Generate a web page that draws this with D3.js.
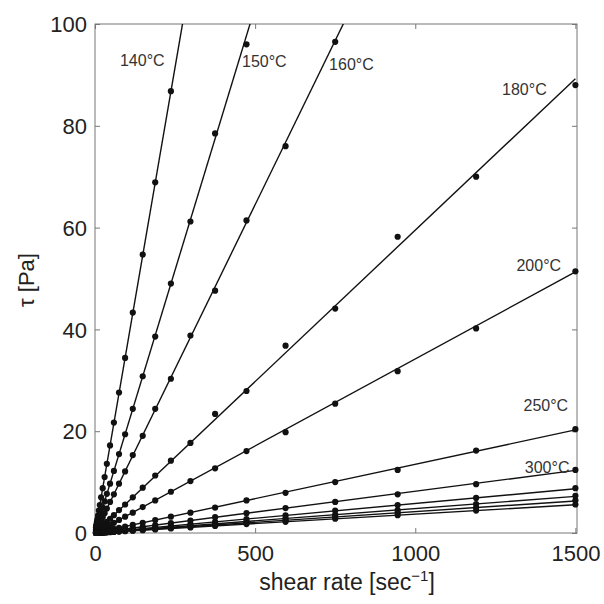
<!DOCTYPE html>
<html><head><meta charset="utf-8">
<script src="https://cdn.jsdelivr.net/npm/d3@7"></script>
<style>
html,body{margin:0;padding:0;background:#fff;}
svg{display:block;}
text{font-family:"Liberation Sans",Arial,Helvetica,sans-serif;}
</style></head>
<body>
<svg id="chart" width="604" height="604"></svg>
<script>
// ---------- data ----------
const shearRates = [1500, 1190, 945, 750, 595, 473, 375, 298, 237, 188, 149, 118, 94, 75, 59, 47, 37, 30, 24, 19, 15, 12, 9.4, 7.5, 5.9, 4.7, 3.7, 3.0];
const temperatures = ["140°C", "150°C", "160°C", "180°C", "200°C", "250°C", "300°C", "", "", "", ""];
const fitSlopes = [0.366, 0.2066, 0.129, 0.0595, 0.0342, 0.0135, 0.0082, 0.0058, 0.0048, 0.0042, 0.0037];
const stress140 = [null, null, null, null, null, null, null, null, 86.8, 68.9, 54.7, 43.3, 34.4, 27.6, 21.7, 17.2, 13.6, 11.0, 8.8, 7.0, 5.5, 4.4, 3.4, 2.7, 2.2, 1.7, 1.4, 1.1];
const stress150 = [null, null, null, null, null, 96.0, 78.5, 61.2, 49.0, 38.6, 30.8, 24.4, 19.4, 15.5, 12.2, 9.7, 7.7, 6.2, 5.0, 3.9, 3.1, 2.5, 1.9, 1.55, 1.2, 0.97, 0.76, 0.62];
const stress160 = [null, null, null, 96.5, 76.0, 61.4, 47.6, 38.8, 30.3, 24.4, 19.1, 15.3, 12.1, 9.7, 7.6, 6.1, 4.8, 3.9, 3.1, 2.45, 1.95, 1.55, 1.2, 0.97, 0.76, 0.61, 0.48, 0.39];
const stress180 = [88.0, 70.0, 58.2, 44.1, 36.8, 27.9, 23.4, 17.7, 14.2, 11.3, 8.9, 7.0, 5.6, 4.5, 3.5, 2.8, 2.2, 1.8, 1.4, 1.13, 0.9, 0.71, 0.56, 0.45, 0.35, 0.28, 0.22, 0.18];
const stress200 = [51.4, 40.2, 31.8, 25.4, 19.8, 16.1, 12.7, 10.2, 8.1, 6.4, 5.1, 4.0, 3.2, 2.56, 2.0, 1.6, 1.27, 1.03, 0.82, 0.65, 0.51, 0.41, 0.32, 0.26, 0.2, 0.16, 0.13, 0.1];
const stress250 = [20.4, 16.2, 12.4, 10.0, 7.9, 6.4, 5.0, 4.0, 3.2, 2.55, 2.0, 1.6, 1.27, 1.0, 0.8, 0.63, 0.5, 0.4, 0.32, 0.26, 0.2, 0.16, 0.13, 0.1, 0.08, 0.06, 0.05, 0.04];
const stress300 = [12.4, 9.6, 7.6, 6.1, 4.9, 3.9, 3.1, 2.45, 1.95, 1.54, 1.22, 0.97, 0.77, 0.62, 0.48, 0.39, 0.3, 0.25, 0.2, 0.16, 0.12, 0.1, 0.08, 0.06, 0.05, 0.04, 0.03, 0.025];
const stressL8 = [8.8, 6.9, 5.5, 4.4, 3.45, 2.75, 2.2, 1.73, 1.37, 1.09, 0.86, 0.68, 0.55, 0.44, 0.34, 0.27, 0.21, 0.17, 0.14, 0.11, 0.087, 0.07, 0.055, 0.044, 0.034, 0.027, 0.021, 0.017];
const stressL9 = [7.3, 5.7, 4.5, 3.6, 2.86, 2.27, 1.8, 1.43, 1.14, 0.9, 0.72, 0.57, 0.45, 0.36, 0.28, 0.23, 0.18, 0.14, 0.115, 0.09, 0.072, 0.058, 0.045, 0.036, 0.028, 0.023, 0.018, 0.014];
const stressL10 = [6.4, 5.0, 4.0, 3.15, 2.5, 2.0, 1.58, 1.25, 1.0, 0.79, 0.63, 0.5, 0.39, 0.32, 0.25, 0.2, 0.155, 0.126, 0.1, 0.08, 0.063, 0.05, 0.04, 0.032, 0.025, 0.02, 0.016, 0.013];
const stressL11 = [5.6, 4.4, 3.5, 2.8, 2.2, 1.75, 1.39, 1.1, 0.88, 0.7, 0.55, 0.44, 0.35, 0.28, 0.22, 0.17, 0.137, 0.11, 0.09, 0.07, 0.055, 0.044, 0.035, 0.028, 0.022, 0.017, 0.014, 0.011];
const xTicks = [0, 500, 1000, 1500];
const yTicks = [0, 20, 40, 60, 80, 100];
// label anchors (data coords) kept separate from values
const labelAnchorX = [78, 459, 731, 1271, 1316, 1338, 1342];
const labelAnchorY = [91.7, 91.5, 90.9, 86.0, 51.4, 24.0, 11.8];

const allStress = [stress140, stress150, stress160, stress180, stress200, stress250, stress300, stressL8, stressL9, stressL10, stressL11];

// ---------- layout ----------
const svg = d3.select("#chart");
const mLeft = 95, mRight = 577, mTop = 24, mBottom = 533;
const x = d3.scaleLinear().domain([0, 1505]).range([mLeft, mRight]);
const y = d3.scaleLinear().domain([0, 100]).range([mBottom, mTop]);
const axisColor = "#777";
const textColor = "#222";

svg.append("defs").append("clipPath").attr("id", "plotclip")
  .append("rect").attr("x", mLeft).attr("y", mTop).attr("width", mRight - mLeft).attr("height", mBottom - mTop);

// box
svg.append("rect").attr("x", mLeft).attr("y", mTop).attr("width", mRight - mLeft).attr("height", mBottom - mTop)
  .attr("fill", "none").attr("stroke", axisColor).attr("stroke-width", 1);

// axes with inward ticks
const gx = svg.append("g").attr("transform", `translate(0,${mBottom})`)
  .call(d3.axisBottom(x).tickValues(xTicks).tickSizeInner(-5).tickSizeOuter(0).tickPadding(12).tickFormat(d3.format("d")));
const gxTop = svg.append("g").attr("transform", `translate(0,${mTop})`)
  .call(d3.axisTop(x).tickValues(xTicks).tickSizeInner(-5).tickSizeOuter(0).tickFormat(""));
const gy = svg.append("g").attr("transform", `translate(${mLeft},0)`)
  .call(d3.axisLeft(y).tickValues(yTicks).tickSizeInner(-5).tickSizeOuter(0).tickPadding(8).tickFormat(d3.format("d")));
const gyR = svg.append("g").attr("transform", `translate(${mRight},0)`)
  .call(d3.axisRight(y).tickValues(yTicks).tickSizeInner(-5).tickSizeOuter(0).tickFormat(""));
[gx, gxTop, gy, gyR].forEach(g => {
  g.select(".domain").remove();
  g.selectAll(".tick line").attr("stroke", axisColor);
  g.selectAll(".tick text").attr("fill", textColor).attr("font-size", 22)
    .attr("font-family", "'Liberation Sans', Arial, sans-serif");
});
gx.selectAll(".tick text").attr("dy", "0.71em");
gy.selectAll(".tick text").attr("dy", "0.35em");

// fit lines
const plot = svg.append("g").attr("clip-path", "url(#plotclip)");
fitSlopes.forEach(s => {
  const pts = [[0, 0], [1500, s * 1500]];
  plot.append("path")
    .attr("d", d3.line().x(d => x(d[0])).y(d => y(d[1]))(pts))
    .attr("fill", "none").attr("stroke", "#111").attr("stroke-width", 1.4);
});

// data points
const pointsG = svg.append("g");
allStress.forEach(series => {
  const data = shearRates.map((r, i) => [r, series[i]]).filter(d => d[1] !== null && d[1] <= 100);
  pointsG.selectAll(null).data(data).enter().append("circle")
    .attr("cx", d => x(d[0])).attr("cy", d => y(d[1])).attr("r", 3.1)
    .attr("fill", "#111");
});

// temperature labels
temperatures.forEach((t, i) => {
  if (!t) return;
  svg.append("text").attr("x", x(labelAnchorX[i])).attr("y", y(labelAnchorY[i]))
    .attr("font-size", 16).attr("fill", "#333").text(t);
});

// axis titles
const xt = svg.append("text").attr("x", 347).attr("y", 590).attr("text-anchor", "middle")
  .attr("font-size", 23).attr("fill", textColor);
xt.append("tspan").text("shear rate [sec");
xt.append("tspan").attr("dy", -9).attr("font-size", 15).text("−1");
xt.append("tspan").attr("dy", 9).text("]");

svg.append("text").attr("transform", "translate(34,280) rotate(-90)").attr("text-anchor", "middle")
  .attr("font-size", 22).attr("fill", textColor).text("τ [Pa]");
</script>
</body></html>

# # # #

PROBLEM TO WORK ON: From the listing above, copy every line that holds the string "with".

PROBLEM SOLUTION:
Generate a web page that draws this with D3.js.
// axes with inward ticks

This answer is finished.